start DATASET EXTRACT
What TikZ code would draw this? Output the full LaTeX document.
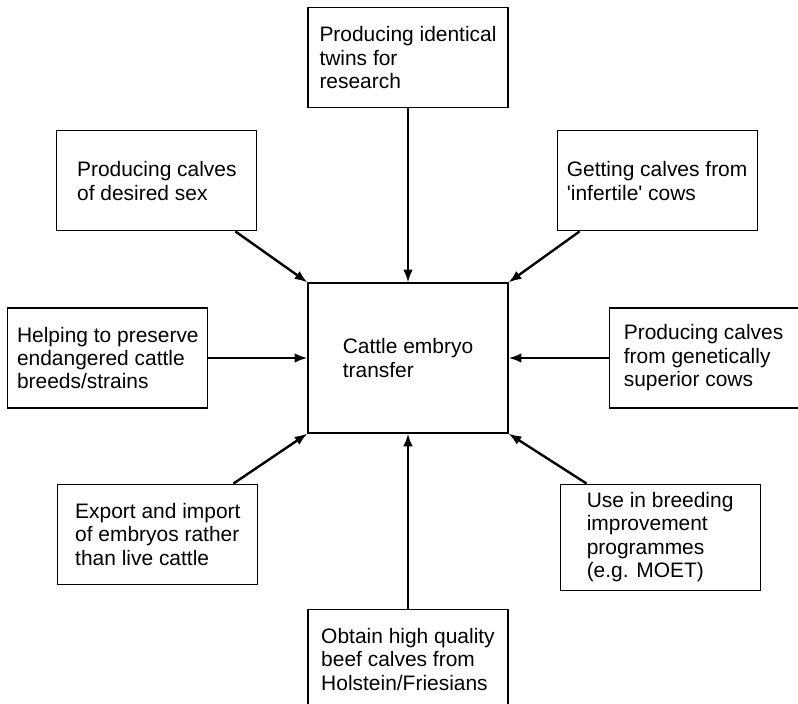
\documentclass[tikz,border=0pt]{standalone}
\usepackage{fontspec}
\setmainfont{Liberation Sans}
\usetikzlibrary{positioning, arrows.meta}

\begin{document}
\begin{tikzpicture}[>={Latex[length=3.2mm,width=2.4mm]}, node distance=12.5mm,
  box/.style={draw,line width=0.8pt,minimum width=50mm,minimum height=25mm,align=left,inner sep=2mm,font=\fontsize{14.9}{16.7}\selectfont},
  link/.style={->,line width=1.7pt}]
  \useasboundingbox (-102mm,-86.25mm) rectangle (97.5mm,89.5mm);
  \node[box, minimum height=37.5mm] (c) {Cattle embryo\\transfer};
  \node[box, above=43.5mm of c] (twins) {Producing identical\\twins for\\research};
  \node[box, above left=12.75mm and 12.5mm of c] (sex) {Producing calves\\of desired sex};
  \node[box, above right=12.75mm and 12mm of c] (infert) {Getting calves from\\\textquotesingle infertile\textquotesingle{} cows};
  \node[box, left=24.75mm of c] (help) {Helping to preserve\\endangered cattle\\breeds/strains};
  \node[box, right=25mm of c, minimum width=47.25mm] (sup) {Producing calves\\from genetically\\superior cows};
  \node[box, below left=12.5mm and 12.25mm of c] (exp) {Export and import\\of embryos rather\\than live cattle};
  \node[box, below right=12.5mm and 12.75mm of c] (moet) {Use in breeding\\improvement\\programmes\\(e.g. MOET)};
  \node[box, below=43.75mm of c] (beef) {Obtain high quality\\beef calves from\\Holstein/Friesians};
  % arrows into the centre box
  \draw[link] (twins) -- (c);
  \draw[link] ([xshift=-5.5mm]sex.south east) -- (c.north west);
  \draw[link] ([xshift=5.75mm]infert.south west) -- (c.north east);
  \draw[link] (help) -- (c);
  \draw[link] (sup) -- (c);
  \draw[link] ([xshift=-6.25mm]exp.north east) -- (c.south west);
  \draw[link] ([xshift=6.75mm]moet.north west) -- (c.south east);
  \draw[link] (beef) -- (c);
\end{tikzpicture}
\end{document}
end DATASET EXTRACT
The data should be printed again unchanged; leave its pictures out.

What TikZ code would draw this? Output the full LaTeX document.
\documentclass[tikz,border=0pt]{standalone}
\usepackage{fontspec}
\setmainfont{Liberation Sans}
\usetikzlibrary{positioning, arrows.meta}

\begin{document}
\begin{tikzpicture}[>={Latex[length=3.2mm,width=2.4mm]}, node distance=12.5mm,
  box/.style={draw,line width=0.8pt,minimum width=50mm,minimum height=25mm,align=left,inner sep=2mm,font=\fontsize{14.9}{16.7}\selectfont},
  link/.style={->,line width=1.7pt}]
  \useasboundingbox (-102mm,-86.25mm) rectangle (97.5mm,89.5mm);
  \node[box, minimum height=37.5mm] (c) {Cattle embryo\\transfer};
  \node[box, above=43.5mm of c] (twins) {Producing identical\\twins for\\research};
  \node[box, above left=12.75mm and 12.5mm of c] (sex) {Producing calves\\of desired sex};
  \node[box, above right=12.75mm and 12mm of c] (infert) {Getting calves from\\\textquotesingle infertile\textquotesingle{} cows};
  \node[box, left=24.75mm of c] (help) {Helping to preserve\\endangered cattle\\breeds/strains};
  \node[box, right=25mm of c, minimum width=47.25mm] (sup) {Producing calves\\from genetically\\superior cows};
  \node[box, below left=12.5mm and 12.25mm of c] (exp) {Export and import\\of embryos rather\\than live cattle};
  \node[box, below right=12.5mm and 12.75mm of c] (moet) {Use in breeding\\improvement\\programmes\\(e.g. MOET)};
  \node[box, below=43.75mm of c] (beef) {Obtain high quality\\beef calves from\\Holstein/Friesians};
  % arrows into the centre box
  \draw[link] (twins) -- (c);
  \draw[link] ([xshift=-5.5mm]sex.south east) -- (c.north west);
  \draw[link] ([xshift=5.75mm]infert.south west) -- (c.north east);
  \draw[link] (help) -- (c);
  \draw[link] (sup) -- (c);
  \draw[link] ([xshift=-6.25mm]exp.north east) -- (c.south west);
  \draw[link] ([xshift=6.75mm]moet.north west) -- (c.south east);
  \draw[link] (beef) -- (c);
\end{tikzpicture}
\end{document}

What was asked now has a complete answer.